THE REQUEST.
Only lines holding the string "this" are wanted; copy each one from the material.

RECORDS SHOWN.
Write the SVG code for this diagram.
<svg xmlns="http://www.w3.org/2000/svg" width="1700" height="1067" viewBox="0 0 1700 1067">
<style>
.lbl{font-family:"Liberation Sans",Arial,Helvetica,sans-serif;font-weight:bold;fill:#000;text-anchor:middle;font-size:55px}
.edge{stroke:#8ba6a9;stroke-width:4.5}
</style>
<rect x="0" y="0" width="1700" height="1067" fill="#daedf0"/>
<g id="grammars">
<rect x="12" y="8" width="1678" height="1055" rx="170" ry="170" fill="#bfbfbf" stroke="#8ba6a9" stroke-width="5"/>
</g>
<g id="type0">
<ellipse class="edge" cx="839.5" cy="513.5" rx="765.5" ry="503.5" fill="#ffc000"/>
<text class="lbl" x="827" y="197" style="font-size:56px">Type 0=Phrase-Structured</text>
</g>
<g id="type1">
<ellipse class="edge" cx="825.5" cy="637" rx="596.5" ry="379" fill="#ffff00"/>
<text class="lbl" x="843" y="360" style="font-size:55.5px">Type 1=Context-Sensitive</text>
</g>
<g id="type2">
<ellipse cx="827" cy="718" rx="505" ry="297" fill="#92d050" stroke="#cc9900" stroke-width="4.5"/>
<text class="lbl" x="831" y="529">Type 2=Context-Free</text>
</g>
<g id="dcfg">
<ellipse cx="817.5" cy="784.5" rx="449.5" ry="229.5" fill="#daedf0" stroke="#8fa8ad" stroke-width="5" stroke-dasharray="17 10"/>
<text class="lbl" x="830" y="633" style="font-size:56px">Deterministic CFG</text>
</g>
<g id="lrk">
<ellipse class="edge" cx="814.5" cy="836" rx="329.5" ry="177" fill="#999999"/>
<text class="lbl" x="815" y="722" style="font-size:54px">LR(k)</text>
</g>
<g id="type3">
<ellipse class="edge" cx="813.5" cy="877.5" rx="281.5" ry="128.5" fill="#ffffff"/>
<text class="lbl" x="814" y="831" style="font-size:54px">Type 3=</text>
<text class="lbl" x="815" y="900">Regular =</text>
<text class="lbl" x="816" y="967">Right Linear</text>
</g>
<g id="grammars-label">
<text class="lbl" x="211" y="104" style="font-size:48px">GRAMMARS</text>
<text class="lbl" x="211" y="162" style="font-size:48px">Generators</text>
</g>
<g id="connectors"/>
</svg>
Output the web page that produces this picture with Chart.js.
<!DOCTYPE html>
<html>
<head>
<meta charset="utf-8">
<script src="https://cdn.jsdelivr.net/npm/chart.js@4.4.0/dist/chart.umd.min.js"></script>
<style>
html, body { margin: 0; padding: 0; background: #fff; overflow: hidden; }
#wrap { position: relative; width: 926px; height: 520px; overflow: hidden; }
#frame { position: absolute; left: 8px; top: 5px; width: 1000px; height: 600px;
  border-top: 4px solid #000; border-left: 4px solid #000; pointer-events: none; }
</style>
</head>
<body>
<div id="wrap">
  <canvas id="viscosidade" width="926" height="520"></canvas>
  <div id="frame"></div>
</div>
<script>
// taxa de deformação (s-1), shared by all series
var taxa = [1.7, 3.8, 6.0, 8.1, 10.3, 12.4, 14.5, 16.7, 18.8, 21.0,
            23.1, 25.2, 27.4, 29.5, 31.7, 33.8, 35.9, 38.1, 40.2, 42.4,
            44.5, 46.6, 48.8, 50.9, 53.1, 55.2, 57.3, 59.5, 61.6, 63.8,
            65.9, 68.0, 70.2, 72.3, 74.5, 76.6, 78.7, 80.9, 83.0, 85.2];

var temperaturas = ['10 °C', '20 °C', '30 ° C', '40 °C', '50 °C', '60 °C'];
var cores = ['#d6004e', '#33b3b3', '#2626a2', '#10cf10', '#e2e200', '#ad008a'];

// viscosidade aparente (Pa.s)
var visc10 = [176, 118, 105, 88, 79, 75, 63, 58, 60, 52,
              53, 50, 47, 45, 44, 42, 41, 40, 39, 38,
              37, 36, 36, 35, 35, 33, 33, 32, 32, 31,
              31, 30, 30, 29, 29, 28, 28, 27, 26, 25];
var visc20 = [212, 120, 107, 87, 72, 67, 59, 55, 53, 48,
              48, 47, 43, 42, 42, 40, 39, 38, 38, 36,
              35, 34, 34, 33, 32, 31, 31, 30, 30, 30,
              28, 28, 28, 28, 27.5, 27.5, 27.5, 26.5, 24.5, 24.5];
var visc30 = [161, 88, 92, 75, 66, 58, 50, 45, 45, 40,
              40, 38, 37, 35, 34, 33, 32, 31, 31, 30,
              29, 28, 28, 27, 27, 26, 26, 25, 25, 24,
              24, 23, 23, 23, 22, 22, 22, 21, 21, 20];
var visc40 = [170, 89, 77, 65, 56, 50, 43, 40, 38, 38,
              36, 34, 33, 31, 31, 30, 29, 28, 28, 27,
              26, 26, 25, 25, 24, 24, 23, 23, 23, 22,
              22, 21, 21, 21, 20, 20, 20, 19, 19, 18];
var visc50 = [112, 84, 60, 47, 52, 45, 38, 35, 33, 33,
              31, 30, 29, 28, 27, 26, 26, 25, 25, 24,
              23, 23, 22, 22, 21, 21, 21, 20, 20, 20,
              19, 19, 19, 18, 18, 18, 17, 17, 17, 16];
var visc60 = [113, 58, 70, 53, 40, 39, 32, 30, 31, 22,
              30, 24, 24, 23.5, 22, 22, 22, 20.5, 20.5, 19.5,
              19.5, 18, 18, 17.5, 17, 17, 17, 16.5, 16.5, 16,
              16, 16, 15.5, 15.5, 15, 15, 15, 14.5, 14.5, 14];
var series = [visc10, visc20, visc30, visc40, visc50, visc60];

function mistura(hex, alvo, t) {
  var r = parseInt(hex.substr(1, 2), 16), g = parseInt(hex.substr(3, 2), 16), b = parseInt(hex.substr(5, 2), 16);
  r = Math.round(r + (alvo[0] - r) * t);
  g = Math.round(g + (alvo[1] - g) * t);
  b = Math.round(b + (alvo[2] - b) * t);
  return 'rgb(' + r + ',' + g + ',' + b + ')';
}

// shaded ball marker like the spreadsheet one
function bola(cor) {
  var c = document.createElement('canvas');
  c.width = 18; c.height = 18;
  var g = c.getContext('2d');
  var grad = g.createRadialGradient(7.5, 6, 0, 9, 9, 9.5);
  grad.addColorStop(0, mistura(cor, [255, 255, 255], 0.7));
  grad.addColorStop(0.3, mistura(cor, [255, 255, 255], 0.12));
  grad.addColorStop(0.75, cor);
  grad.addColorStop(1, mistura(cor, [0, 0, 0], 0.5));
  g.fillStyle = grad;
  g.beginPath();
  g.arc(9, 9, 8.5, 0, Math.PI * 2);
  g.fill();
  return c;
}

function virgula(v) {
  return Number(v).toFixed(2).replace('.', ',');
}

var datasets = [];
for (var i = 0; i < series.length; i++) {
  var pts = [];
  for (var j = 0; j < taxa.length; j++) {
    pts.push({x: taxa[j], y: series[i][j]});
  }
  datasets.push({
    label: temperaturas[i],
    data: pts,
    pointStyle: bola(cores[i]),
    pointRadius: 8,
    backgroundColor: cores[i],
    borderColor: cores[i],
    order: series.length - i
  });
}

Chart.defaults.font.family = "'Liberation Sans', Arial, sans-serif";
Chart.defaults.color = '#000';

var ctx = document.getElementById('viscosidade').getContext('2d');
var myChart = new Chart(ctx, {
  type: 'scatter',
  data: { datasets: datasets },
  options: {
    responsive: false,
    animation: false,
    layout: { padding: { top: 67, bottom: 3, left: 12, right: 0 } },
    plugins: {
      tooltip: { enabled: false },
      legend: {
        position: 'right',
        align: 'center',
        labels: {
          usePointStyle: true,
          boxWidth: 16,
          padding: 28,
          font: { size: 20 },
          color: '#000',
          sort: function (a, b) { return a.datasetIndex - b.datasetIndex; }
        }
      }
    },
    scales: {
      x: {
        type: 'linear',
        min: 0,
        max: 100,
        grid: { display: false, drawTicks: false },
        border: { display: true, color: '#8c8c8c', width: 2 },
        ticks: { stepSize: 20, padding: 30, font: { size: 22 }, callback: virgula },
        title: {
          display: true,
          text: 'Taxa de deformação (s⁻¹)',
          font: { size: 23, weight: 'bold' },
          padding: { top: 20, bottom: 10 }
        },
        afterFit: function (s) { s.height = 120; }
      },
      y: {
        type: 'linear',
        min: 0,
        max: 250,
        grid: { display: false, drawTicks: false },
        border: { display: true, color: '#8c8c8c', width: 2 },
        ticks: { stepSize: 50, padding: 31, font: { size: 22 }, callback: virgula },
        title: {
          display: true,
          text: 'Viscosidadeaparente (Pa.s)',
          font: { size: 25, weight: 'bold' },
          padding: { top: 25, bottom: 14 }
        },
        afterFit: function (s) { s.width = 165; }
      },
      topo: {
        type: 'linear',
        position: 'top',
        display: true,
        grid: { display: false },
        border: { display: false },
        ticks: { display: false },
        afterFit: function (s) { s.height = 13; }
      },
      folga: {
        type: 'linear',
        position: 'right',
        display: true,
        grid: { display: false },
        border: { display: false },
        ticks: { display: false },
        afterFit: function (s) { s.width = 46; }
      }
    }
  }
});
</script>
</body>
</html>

RESPONSE.
Write the SVG code for this diagram.
Output the web page that produces this picture with Chart.js.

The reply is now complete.